══ Given data

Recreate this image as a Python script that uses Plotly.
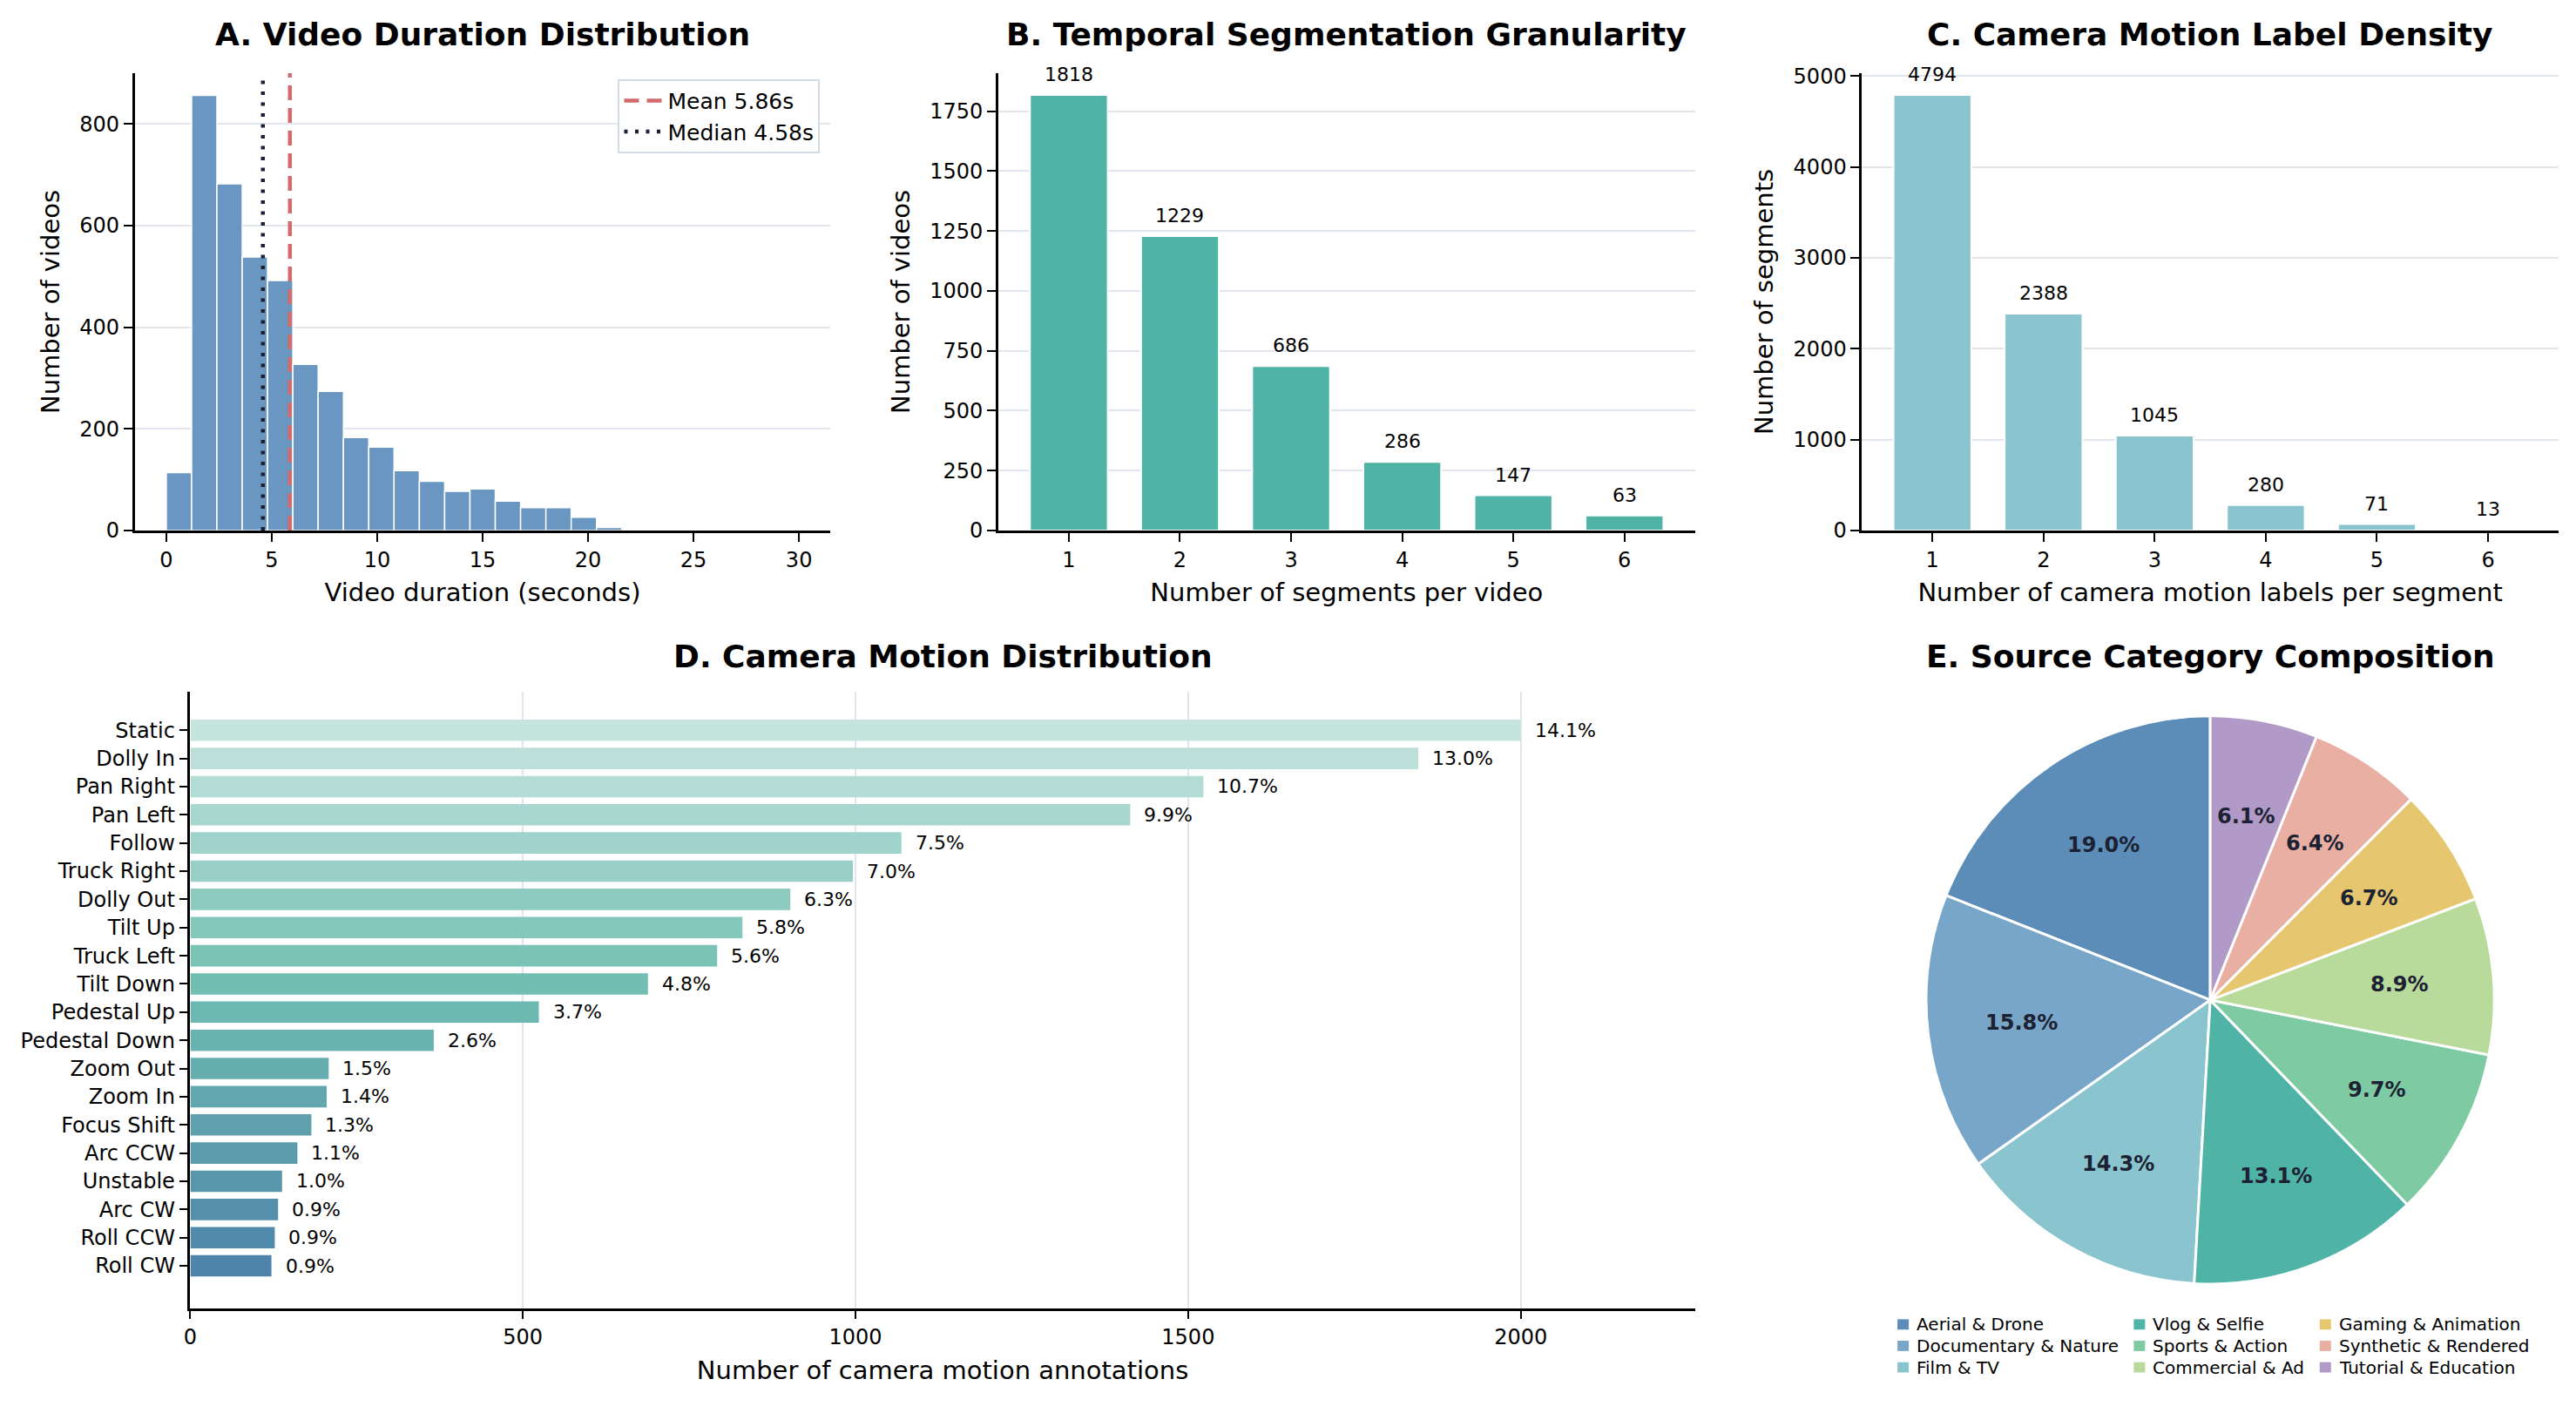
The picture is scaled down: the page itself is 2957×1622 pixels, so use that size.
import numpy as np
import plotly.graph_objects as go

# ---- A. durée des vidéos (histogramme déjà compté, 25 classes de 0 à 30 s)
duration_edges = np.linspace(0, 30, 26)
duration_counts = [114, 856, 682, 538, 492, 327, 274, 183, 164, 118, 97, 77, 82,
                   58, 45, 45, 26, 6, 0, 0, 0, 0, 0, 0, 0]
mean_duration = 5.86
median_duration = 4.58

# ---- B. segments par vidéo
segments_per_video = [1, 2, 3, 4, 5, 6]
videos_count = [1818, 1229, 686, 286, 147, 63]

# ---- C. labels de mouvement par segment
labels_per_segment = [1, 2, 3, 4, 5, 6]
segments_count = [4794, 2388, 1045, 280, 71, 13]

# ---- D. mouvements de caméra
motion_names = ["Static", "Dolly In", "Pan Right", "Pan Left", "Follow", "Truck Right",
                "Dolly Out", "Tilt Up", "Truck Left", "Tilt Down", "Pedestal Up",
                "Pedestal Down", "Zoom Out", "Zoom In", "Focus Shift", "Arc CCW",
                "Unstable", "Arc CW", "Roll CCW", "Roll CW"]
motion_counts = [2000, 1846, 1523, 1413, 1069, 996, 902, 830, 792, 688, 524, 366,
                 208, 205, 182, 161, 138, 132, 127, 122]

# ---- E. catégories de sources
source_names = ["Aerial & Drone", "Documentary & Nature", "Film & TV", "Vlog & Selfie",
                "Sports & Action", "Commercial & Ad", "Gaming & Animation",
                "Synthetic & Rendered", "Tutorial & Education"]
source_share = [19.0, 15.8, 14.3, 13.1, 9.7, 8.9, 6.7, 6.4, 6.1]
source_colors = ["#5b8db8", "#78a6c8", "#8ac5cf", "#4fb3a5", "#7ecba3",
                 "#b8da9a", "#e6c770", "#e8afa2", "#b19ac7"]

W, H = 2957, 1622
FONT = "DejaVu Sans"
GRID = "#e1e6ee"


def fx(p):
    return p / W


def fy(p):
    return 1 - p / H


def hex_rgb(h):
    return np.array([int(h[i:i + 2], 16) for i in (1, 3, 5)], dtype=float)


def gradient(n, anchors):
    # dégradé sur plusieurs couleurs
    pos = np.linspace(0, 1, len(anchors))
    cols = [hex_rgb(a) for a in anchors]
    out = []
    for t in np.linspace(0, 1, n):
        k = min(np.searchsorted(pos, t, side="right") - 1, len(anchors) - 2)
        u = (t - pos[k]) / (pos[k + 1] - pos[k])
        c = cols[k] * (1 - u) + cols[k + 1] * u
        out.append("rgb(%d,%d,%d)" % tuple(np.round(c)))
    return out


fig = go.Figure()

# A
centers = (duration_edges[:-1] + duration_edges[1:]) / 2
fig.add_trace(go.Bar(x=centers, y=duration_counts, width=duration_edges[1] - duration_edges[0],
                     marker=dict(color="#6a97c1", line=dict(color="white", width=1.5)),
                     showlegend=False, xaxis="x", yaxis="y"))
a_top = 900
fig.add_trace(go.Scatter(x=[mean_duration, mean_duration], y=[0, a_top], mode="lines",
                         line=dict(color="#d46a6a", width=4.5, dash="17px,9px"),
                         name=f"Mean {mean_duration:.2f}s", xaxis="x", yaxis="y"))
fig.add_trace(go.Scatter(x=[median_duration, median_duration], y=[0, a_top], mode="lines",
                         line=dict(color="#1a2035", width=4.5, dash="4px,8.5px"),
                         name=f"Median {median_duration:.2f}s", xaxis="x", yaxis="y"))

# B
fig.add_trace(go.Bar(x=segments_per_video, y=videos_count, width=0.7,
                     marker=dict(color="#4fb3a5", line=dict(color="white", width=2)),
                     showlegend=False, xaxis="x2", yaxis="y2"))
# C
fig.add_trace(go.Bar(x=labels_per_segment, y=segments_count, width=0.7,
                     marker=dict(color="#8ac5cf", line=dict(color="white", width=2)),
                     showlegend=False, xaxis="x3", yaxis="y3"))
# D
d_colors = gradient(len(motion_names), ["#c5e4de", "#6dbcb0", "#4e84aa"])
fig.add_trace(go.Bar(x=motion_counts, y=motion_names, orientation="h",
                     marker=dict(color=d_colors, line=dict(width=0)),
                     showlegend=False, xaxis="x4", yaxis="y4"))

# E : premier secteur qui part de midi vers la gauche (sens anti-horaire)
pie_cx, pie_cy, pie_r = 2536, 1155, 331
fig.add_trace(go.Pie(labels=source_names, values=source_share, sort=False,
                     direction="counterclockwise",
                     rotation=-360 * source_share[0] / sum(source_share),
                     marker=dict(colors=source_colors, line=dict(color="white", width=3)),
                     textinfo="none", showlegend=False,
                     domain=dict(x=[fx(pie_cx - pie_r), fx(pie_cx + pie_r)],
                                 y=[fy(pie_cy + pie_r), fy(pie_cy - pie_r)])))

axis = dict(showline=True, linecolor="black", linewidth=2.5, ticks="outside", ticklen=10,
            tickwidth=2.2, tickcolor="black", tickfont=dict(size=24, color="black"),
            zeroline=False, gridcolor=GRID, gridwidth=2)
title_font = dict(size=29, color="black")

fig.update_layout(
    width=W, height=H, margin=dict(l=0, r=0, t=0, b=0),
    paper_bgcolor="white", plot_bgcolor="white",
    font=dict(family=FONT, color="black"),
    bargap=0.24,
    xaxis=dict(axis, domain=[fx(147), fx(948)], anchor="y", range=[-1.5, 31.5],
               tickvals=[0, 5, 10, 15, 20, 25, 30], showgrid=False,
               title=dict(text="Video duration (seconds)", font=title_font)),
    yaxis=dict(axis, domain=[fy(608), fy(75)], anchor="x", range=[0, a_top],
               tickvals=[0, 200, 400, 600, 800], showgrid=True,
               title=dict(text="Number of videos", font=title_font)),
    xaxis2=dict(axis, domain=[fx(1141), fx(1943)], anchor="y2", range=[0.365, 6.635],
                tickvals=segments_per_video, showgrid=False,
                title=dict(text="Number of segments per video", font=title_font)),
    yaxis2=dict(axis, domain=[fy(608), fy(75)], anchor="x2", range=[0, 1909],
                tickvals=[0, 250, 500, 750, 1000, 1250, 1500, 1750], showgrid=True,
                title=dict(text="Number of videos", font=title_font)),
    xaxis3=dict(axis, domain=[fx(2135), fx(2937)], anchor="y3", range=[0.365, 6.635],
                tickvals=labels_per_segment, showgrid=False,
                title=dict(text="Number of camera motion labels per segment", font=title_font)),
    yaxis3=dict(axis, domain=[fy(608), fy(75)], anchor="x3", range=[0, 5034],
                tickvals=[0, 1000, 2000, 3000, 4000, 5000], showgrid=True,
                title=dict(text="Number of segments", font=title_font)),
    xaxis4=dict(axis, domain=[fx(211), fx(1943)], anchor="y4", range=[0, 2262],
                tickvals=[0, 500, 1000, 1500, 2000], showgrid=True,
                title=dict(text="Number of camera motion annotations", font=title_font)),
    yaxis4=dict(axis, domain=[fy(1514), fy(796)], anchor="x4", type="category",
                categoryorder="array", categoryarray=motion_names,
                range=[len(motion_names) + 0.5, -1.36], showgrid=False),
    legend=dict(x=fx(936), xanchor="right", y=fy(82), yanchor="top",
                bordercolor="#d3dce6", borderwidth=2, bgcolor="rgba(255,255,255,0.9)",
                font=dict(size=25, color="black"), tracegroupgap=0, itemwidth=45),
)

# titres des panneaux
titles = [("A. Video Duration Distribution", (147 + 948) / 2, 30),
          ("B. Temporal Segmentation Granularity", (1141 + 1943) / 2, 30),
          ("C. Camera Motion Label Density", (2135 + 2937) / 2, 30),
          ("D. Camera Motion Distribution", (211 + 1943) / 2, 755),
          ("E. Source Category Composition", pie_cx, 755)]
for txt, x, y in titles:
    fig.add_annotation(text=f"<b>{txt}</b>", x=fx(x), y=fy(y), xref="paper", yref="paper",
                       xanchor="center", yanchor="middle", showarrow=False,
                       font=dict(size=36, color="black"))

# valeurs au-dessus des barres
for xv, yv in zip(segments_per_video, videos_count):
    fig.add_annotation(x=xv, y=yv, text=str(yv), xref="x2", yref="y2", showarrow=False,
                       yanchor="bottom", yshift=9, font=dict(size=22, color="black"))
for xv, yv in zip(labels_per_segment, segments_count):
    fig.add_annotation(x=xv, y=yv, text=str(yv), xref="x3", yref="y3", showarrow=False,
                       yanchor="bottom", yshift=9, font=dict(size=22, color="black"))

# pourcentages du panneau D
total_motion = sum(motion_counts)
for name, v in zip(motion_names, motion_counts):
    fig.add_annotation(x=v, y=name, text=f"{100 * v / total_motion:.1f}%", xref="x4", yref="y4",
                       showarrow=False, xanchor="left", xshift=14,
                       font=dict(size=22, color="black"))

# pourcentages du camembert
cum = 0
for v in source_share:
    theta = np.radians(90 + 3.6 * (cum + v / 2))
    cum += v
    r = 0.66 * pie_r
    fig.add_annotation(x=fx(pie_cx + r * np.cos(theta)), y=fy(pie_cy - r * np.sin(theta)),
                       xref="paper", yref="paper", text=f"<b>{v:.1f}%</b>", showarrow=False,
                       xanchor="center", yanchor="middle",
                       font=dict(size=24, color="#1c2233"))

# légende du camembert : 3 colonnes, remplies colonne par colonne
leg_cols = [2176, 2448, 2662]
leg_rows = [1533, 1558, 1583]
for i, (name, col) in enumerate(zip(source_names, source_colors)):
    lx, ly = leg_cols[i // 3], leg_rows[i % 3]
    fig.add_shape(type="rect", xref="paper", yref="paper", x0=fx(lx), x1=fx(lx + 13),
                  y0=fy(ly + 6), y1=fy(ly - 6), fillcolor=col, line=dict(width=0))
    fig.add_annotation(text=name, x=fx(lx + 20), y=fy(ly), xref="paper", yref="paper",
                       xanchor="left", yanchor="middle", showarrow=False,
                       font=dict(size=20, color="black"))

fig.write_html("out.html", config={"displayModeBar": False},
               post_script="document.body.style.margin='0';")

════

Exercise aim: Reproduce only the lines from the beginning of the data through the line that contains "import plotly.graph_objects as go", both included, and please drop the pictures.

Correct output:
Recreate this image as a Python script that uses Plotly.
The picture is scaled down: the page itself is 2957×1622 pixels, so use that size.
import numpy as np
import plotly.graph_objects as go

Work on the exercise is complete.